Twee meergezinswoningen in beaux-artsstijl, naar een ontwerp door de aannemer Frans Geerts uit 1914. Waar het nummer 116 vermoedelijk voor eigen rekening werd opgetrokken door Geerts, was Frans De Wachter opdrachtgever voor nummer 120. Twee quasi identieke, gekoppelde rijhuizen bevinden zich aan de overzijde van de straat op nummers 47 en 49, volgens de bouwdossiers opgetrokken in 1912. Geerts bouwde vóór de Eerste Wereldoorlog minstens een tiental panden van dit type in de Eglantierlaan en vermoedelijk een vijftal in de achterliggende Varenlaan, zowel voor eigen rekening als voor individuele opdrachtgevers. Begin jaren 1920 volgden er nog enkele. Gevestigd op het Kiel, lijkt de aannemer in Antwerpen actief te zijn geweest van kort vóór 1910, tot begin jaren 1920, periode waarin hij verhuist naar Mortsel-Oude God. Waar de plattegrond van de meergezinswoningen aan een standaardtype beantwoordt, kenmerken de gevelontwerpen zich door een uitgesproken voorkeur voor de klassieke neostijlen. Typisch voor sommige van zijn realisaties van vóór de Eerste Wereldoorlog, is de integratie van tegelpanelen in art-nouveaustijl.
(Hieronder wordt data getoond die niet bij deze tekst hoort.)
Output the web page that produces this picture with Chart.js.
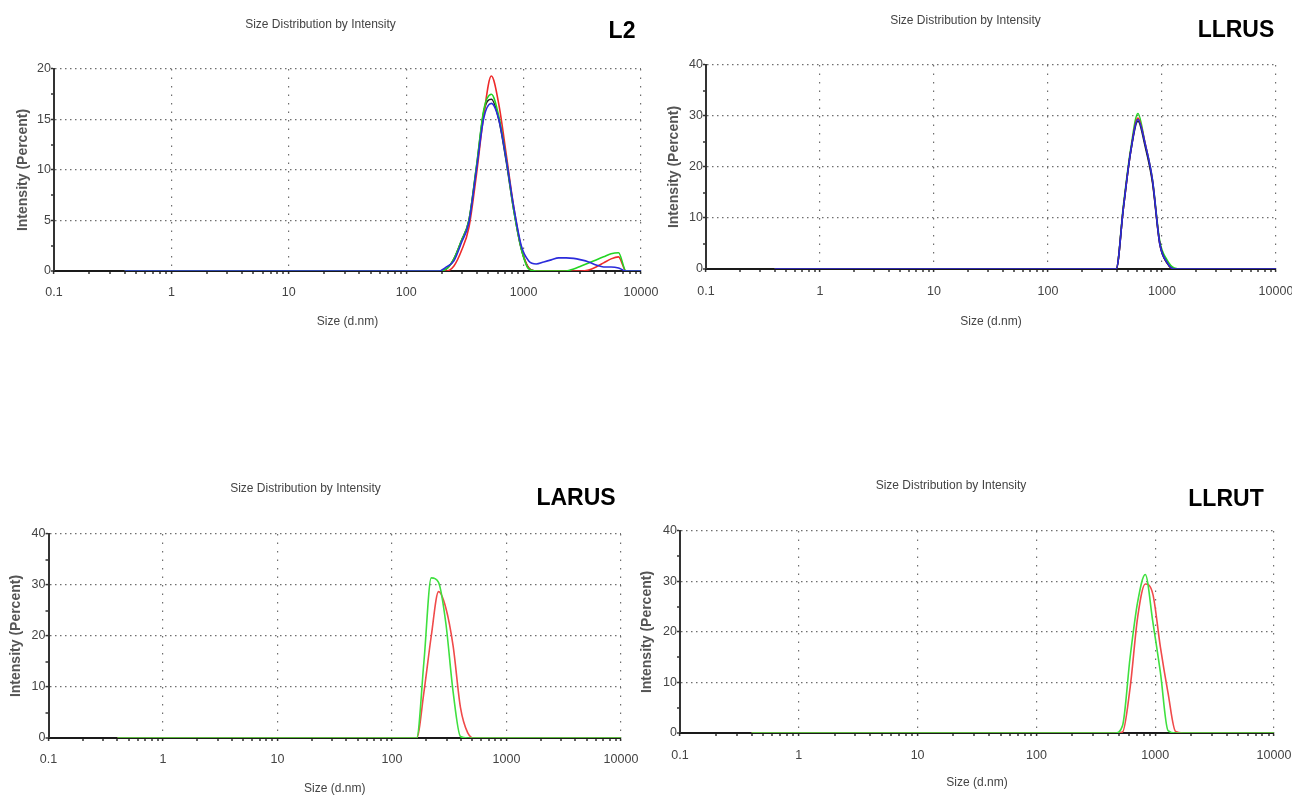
<!DOCTYPE html>
<html>
<head>
<meta charset="utf-8">
<script src="https://cdn.jsdelivr.net/npm/chart.js@4.4.1/dist/chart.umd.min.js"></script>
<style>
html,body{margin:0;padding:0;background:#fff;width:1292px;height:796px;overflow:hidden;}
body{position:relative;}
canvas{position:absolute;}
.lbl{position:absolute;font:bold 23px "Liberation Sans",Arial,sans-serif;color:#000;transform:translate(-50%,-50%);white-space:nowrap;}
</style>
</head>
<body>
<canvas id="c1"></canvas>
<canvas id="c2"></canvas>
<canvas id="c3"></canvas>
<canvas id="c4"></canvas>
<div class="lbl" style="left:622px;top:30px">L2</div>
<div class="lbl" style="left:1236px;top:29px">LLRUS</div>
<div class="lbl" style="left:576px;top:497px">LARUS</div>
<div class="lbl" style="left:1226px;top:498px">LLRUT</div>
<script>
// ---------- DATA ----------
const xDecades = [0.1, 1, 10, 100, 1000, 10000];
const xDecadeLabels = ['0.1', '1', '10', '100', '1000', '10000'];
const yTicks20 = [0, 2.5, 5, 7.5, 10, 12.5, 15, 17.5, 20];
const yTicks40 = [0, 5, 10, 15, 20, 25, 30, 35, 40];

// L2
const l2Sizes = [0.4, 164.2, 190.1, 220.2, 255.0, 295.3, 342.0, 396.1, 458.7, 531.2, 615.1, 712.4, 825.0, 955.4, 1106, 1281, 1484, 1718, 1990, 2305, 2669, 3091, 3580, 4145, 4801, 5560, 6439, 7456, 8635, 10000];
const l2Blue  = [0, 0, 0, 0.4, 1.0, 2.8, 4.8, 10.0, 15.2, 16.6, 15.0, 11.0, 6.3, 2.5, 1.0, 0.7, 0.9, 1.1, 1.3, 1.3, 1.25, 1.1, 0.9, 0.6, 0.4, 0.4, 0.3, 0, 0, 0];
const l2Green = [0, 0, 0, 0.2, 1.2, 3.0, 5.0, 10.3, 16.0, 17.5, 15.3, 11.0, 6.0, 2.2, 0.2, 0, 0, 0, 0, 0, 0.2, 0.5, 0.8, 1.1, 1.4, 1.7, 1.8, 0, 0, 0];
const l2Red   = [0, 0, 0, 0, 0.5, 2.0, 4.3, 9.5, 15.5, 19.3, 16.5, 11.5, 6.3, 2.3, 0.3, 0, 0, 0, 0, 0, 0, 0, 0.1, 0.4, 0.8, 1.2, 1.4, 0, 0, 0];
const l2Black = [0, 0, 0, 0.2, 1.2, 3.0, 5.0, 10.2, 15.8, 17.0, 15.0, 10.8, 6.0, 2.2, 0.3, 0, 0, 0, 0, 0, 0, 0, 0, 0, 0, 0, 0, 0, 0, 0];

// LLRUS
const llrusSizes = [0.4, 342.0, 396.1, 458.7, 531.2, 615.1, 712.4, 825.0, 955.4, 1106, 1281, 1484, 10000];
const llrusBlue  = [0, 0, 0, 12.0, 23.0, 29.3, 24.5, 17.5, 5.0, 1.3, 0, 0, 0];
const llrusGreen = [0, 0, 0, 12.5, 23.5, 30.5, 24.5, 17.5, 5.5, 1.8, 0.2, 0, 0];
const llrusRed   = [0, 0, 0, 12.0, 23.0, 29.6, 24.5, 17.3, 5.0, 1.2, 0, 0, 0];
const llrusBlack = [0, 0, 0, 12.0, 23.0, 29.0, 24.0, 17.0, 5.0, 1.2, 0, 0, 0];

// LARUS
const larusSizes = [0.4, 141.8, 164.2, 190.1, 220.2, 255.0, 295.3, 342.0, 396.1, 458.7, 531.2, 10000];
const larusGreen = [0, 0, 0, 15.0, 31.4, 30.5, 22.5, 9.0, 0.3, 0, 0, 0];
const larusRed   = [0, 0, 0, 9.0, 20.0, 28.7, 25.5, 18.0, 6.0, 1.0, 0, 0];

// LLRUT
const llrutSizes = [0.4, 458.7, 531.2, 615.1, 712.4, 825.0, 955.4, 1106, 1281, 1484, 1718, 10000];
const llrutGreen = [0, 0, 1.5, 15.0, 26.0, 31.4, 22.0, 12.0, 0.5, 0, 0, 0];
const llrutRed   = [0, 0, 0.2, 9.0, 23.0, 29.5, 27.5, 17.0, 8.0, 0.3, 0, 0];

// ---------- STYLE / LAYOUT ----------
const SANS = '"Liberation Sans",Arial,sans-serif';
const C = {blue:'#2b2bdb', green:'#22d422', red:'#ee2a2a', black:'#222222', paleGreen:'#3fe03f', paleRed:'#f04a4a'};

const xTickValues = [];
xDecades.forEach((d, i) => {
  if (i < xDecades.length - 1) { for (let m = 1; m <= 9; m++) xTickValues.push(d * m); }
  else xTickValues.push(d);
});
function isDecade(v) { const l = Math.log10(v); return Math.abs(l - Math.round(l)) < 1e-6; }
function decadeLabel(v) {
  for (let i = 0; i < xDecades.length; i++) if (Math.abs(Math.log10(v) - Math.log10(xDecades[i])) < 1e-6) return xDecadeLabels[i];
  return '';
}
function pts(sizes, vals) { return sizes.map((s, i) => ({x: s, y: vals[i]})); }

const panels = [
  {id:'c1', left:0, top:0, w:660, h:340, area:{l:54, r:641, t:69, b:271}, titleY:25, xLabY:293, xTitleY:322, yTitleX:23,
   yMax:20, yTicks:yTicks20, yMajor:5,
   sets:[[l2Blue, C.blue], [l2Green, C.green], [l2Red, C.red], [l2Black, C.black]], sizes:l2Sizes},
  {id:'c2', left:655, top:0, w:637, h:340, area:{l:706, r:1276, t:65, b:269}, titleY:20.7, xLabY:291.7, xTitleY:321.7, yTitleX:674.6,
   yMax:40, yTicks:yTicks40, yMajor:10,
   sets:[[llrusBlue, C.blue], [llrusBlack, C.black], [llrusRed, C.red], [llrusGreen, C.green]], sizes:llrusSizes},
  {id:'c3', left:-10, top:460, w:654, h:345, area:{l:48.5, r:621, t:534, b:738}, titleY:489, xLabY:760, xTitleY:789, yTitleX:16.6,
   yMax:40, yTicks:yTicks40, yMajor:10,
   sets:[[larusGreen, C.paleGreen], [larusRed, C.paleRed]], sizes:larusSizes},
  {id:'c4', left:628, top:460, w:664, h:345, area:{l:680, r:1274, t:531, b:733}, titleY:486, xLabY:756, xTitleY:783, yTitleX:647.5,
   yMax:40, yTicks:yTicks40, yMajor:10,
   sets:[[llrutGreen, C.paleGreen], [llrutRed, C.paleRed]], sizes:llrutSizes}
];

const TF = 12;            // title font size
const TICKF = 12.5;       // tick font size
const YTF = 14;           // y title font size
const TL = 3;             // tick length
const GRID = '#6e6e6e';
const NONE = 'rgba(0,0,0,0)';

panels.forEach(p => {
  const cv = document.getElementById(p.id);
  cv.width = p.w; cv.height = p.h;
  cv.style.left = p.left + 'px'; cv.style.top = p.top + 'px';
  cv.style.width = p.w + 'px'; cv.style.height = p.h + 'px';

  const yW = p.area.l - p.left;
  const xH = p.h - (p.area.b - p.top);
  const padRight = p.left + p.w - p.area.r;
  const titlePadTop = (p.titleY - p.top) - TF * 1.2 / 2;
  const titlePadBottom = (p.area.t - p.top) - titlePadTop - TF * 1.2;
  const xTickPad = (p.xLabY - p.area.b) - TL - TICKF * 1.2 / 2;
  const xTitlePadBottom = (p.top + p.h - p.xTitleY) - TF * 1.2 / 2;
  const yTitlePadTop = (p.yTitleX - p.left) - YTF * 1.2 / 2;

  new Chart(cv, {
    type: 'line',
    data: {
      datasets: p.sets.map(([vals, col]) => ({
        data: pts(p.sizes, vals), borderColor: col, backgroundColor: col,
        borderWidth: 1.6, pointRadius: 0, cubicInterpolationMode: 'monotone', fill: false
      }))
    },
    options: {
      responsive: false, animation: false, devicePixelRatio: 1,
      layout: {autoPadding: false, padding: {left: 0, top: 0, right: padRight, bottom: 0}},
      plugins: {
        legend: {display: false}, tooltip: {enabled: false},
        title: {display: true, text: 'Size Distribution by Intensity', color: '#444', fullSize: true,
          font: {family: SANS, size: TF, weight: 'normal'}, padding: {top: titlePadTop, bottom: titlePadBottom}}
      },
      scales: {
        x: {
          type: 'logarithmic', position: 'bottom', min: 0.1, max: 10000,
          afterBuildTicks: s => { s.ticks = xTickValues.map(v => ({value: v})); },
          afterFit: s => { s.height = xH; s.paddingLeft = 0; s.paddingRight = 0; },
          ticks: {autoSkip: false, maxRotation: 0, minRotation: 0, padding: xTickPad, color: '#444',
            font: {family: SANS, size: TICKF}, callback: v => decadeLabel(v)},
          grid: {
            color: c => (c.tick && isDecade(c.tick.value)) ? GRID : NONE,
            lineWidth: c => (c.tick && isDecade(c.tick.value)) ? 1.2 : 0,
            tickColor: '#333', tickLength: TL, tickWidth: 1.5, drawTicks: true
          },
          border: {display: true, color: '#1a1a1a', width: 2, dash: [1.5, 7]},
          title: {display: true, text: 'Size (d.nm)', color: '#444', font: {family: SANS, size: TF},
            padding: {top: 0, bottom: xTitlePadBottom}}
        },
        y: {
          type: 'linear', position: 'left', min: 0, max: p.yMax,
          afterBuildTicks: s => { s.ticks = p.yTicks.map(v => ({value: v})); },
          afterFit: s => { s.width = yW; s.paddingTop = 0; s.paddingBottom = 0; },
          ticks: {autoSkip: false, padding: 0, color: '#444', font: {family: SANS, size: TICKF},
            callback: v => (v % p.yMajor === 0) ? String(v) : ''},
          grid: {
            color: c => (c.tick && c.tick.value % p.yMajor === 0 && c.tick.value > 0) ? GRID : NONE,
            lineWidth: c => (c.tick && c.tick.value % p.yMajor === 0 && c.tick.value > 0) ? 1.2 : 0,
            tickColor: '#333', tickLength: TL, tickWidth: 1.5, drawTicks: true
          },
          border: {display: true, color: '#333', width: 2, dash: [1.5, 3.5]},
          title: {display: true, text: 'Intensity (Percent)', color: '#555',
            font: {family: SANS, size: YTF, weight: 'bold'}, padding: {top: yTitlePadTop, bottom: 0}}
        }
      }
    }
  });
});
</script>
</body>
</html>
Met een gevelbreedte van elk drie traveeën, tellen de rijhuizen drie bouwlagen onder een zadeldak. De lijstgevels hebben een verzorgd parement uit natuursteen, op een arduinen plint. Symmetrisch van compositie en afgewerkt met een klassiek hoofdgestel, leggen balkons met balustrade de klemtoon op de middenas. De opstand is verder opgebouwd uit regelmatige registers van deur- en vensteropeningen in typische spiegelboogvorm, met geriemde omlijstingen en bewerkte sluitstenen. Aan de beaux-artstraditie ontleende chutes en voluutmedaillons sieren de borstweringen. Het houten schrijnwerk van inkomdeuren en vensters is bewaard, evenals het smeedwerk van de keldertralies.
De plattegrond beantwoordt aan de typologie van de eenvoudige meergezinswoning, die uit een voorbouw en een smalle achterbouw in entresol bestaat. Naar analogie met de nummers 47-49 omvatten de panden oorspronkelijk vermoedelijk drie huurkwartieren, elk samengesteld uit drie kamers en een keuken met pomphuis en toilet. Deze worden ontsloten door de zijdelings ingeplante, gemeenschappelijke inkom- en traphal. De gelijkvloerse woningen beschikken over een veranda met bovenlicht; het dakniveau herbergt telkens drie mansardes.
- Stadsarchief Antwerpen, bouwdossier 238#633 (nummer 120).
- Kadasterarchief Antwerpen, mutatieschetsen Antwerpen, Afdeling 42 (Wilrijk), 1915/29, artikel 1779 (nummer 116).